» **Given task**
Which lines in the records below contain the word "this"? Copy each of them.
<<<<
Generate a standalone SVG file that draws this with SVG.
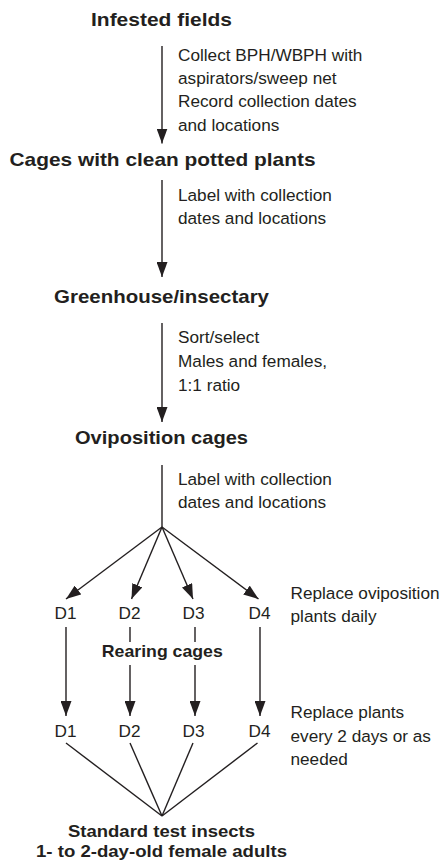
<svg xmlns="http://www.w3.org/2000/svg" width="443" height="861" viewBox="0 0 443 861">
<style>
.t{font-family:"Liberation Sans",Arial,sans-serif;font-weight:bold;font-size:19px;fill:#231f20;text-anchor:middle}
.s{font-family:"Liberation Sans",Arial,sans-serif;font-weight:bold;font-size:17px;fill:#231f20;text-anchor:middle}
.l{font-family:"Liberation Sans",Arial,sans-serif;font-size:17.2px;fill:#231f20}
.d{font-family:"Liberation Sans",Arial,sans-serif;font-size:17.2px;fill:#231f20;text-anchor:middle}
.c{stroke:#231f20;stroke-width:1.4;fill:none}
.a{marker-end:url(#ah)}
</style>
<defs>
<marker id="ah" markerUnits="userSpaceOnUse" markerWidth="15" markerHeight="11" refX="15" refY="5.5" orient="auto">
<path d="M0,0 L15,5.5 L0,11 z" fill="#231f20"/>
</marker>
</defs>
<g id="connectors">
<line class="c a" x1="162" y1="46" x2="162" y2="143.5"/>
<line class="c a" x1="162" y1="180" x2="162" y2="277"/>
<line class="c a" x1="162" y1="323" x2="162" y2="422"/>
<line class="c" x1="162" y1="465" x2="162" y2="527"/>
<line class="c a" x1="162" y1="527" x2="66" y2="599"/>
<line class="c a" x1="162" y1="527" x2="131.5" y2="599"/>
<line class="c a" x1="162" y1="527" x2="193" y2="599"/>
<line class="c a" x1="162" y1="527" x2="258.5" y2="599"/>
<line class="c a" x1="66" y1="627" x2="66" y2="716"/>
<line class="c" x1="130" y1="627" x2="130" y2="642"/>
<line class="c a" x1="130" y1="665" x2="130" y2="716"/>
<line class="c" x1="195" y1="627" x2="195" y2="642"/>
<line class="c a" x1="195" y1="665" x2="195" y2="716"/>
<line class="c a" x1="260" y1="627" x2="260" y2="716"/>
<line class="c" x1="66" y1="743" x2="162" y2="816"/>
<line class="c" x1="130" y1="743" x2="162" y2="816"/>
<line class="c" x1="193" y1="743" x2="162" y2="816"/>
<line class="c" x1="257.5" y1="743" x2="162" y2="816"/>
</g>
<g id="infested-fields"><text class="t" x="161.5" y="26" textLength="141" lengthAdjust="spacingAndGlyphs">Infested fields</text></g>
<g id="label-collect">
<text class="l" x="178" y="60.7">Collect BPH/WBPH with</text>
<text class="l" x="178" y="84">aspirators/sweep net</text>
<text class="l" x="178" y="107.3">Record collection dates</text>
<text class="l" x="178" y="130.7">and locations</text>
</g>
<g id="cages-clean"><text class="t" x="162.5" y="166" textLength="306" lengthAdjust="spacingAndGlyphs">Cages with clean potted plants</text></g>
<g id="label-1">
<text class="l" x="178" y="200.5">Label with collection</text>
<text class="l" x="178" y="224">dates and locations</text>
</g>
<g id="greenhouse"><text class="t" x="161.5" y="302.7" textLength="215" lengthAdjust="spacingAndGlyphs">Greenhouse/insectary</text></g>
<g id="label-sort">
<text class="l" x="178" y="343.3">Sort/select</text>
<text class="l" x="178" y="366.7">Males and females,</text>
<text class="l" x="178" y="390.7">1:1 ratio</text>
</g>
<g id="oviposition-cages"><text class="t" x="161.5" y="444" textLength="173" lengthAdjust="spacingAndGlyphs">Oviposition cages</text></g>
<g id="label-2">
<text class="l" x="178" y="485">Label with collection</text>
<text class="l" x="178" y="508.3">dates and locations</text>
</g>
<g id="d-row1">
<text class="d" x="65.5" y="618.5">D1</text>
<text class="d" x="129.5" y="618.5">D2</text>
<text class="d" x="193.5" y="618.5">D3</text>
<text class="d" x="259.5" y="618.5">D4</text>
</g>
<g id="label-replace1">
<text class="l" x="290.5" y="599">Replace oviposition</text>
<text class="l" x="290.5" y="622">plants daily</text>
</g>
<g id="rearing-cages"><text class="s" x="162.3" y="657" textLength="121" lengthAdjust="spacingAndGlyphs">Rearing cages</text></g>
<g id="d-row2">
<text class="d" x="65.5" y="737.3">D1</text>
<text class="d" x="129.5" y="737.3">D2</text>
<text class="d" x="193.5" y="737.3">D3</text>
<text class="d" x="259.5" y="737.3">D4</text>
</g>
<g id="label-replace2">
<text class="l" x="290.5" y="718.3">Replace plants</text>
<text class="l" x="290.5" y="741.7">every 2 days or as</text>
<text class="l" x="290.5" y="764.5">needed</text>
</g>
<g id="standard-test-insects">
<text class="s" x="161.5" y="836.7" textLength="187" lengthAdjust="spacingAndGlyphs">Standard test insects</text>
<text class="s" x="161.5" y="856.7" textLength="251" lengthAdjust="spacingAndGlyphs">1- to 2-day-old female adults</text>
</g>
</svg>
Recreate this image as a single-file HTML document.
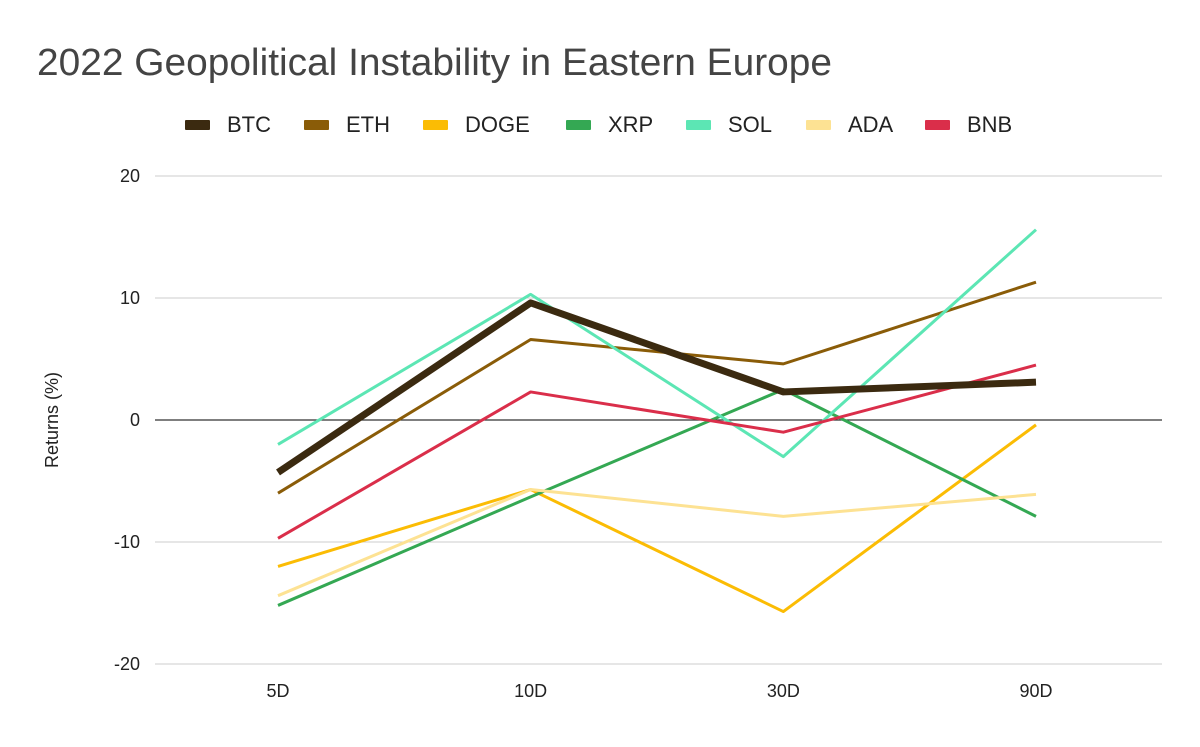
>>>>
» **Answer to the problem**
Generate a standalone SVG file that draws this with SVG.
Recreate this image as a single-file HTML document.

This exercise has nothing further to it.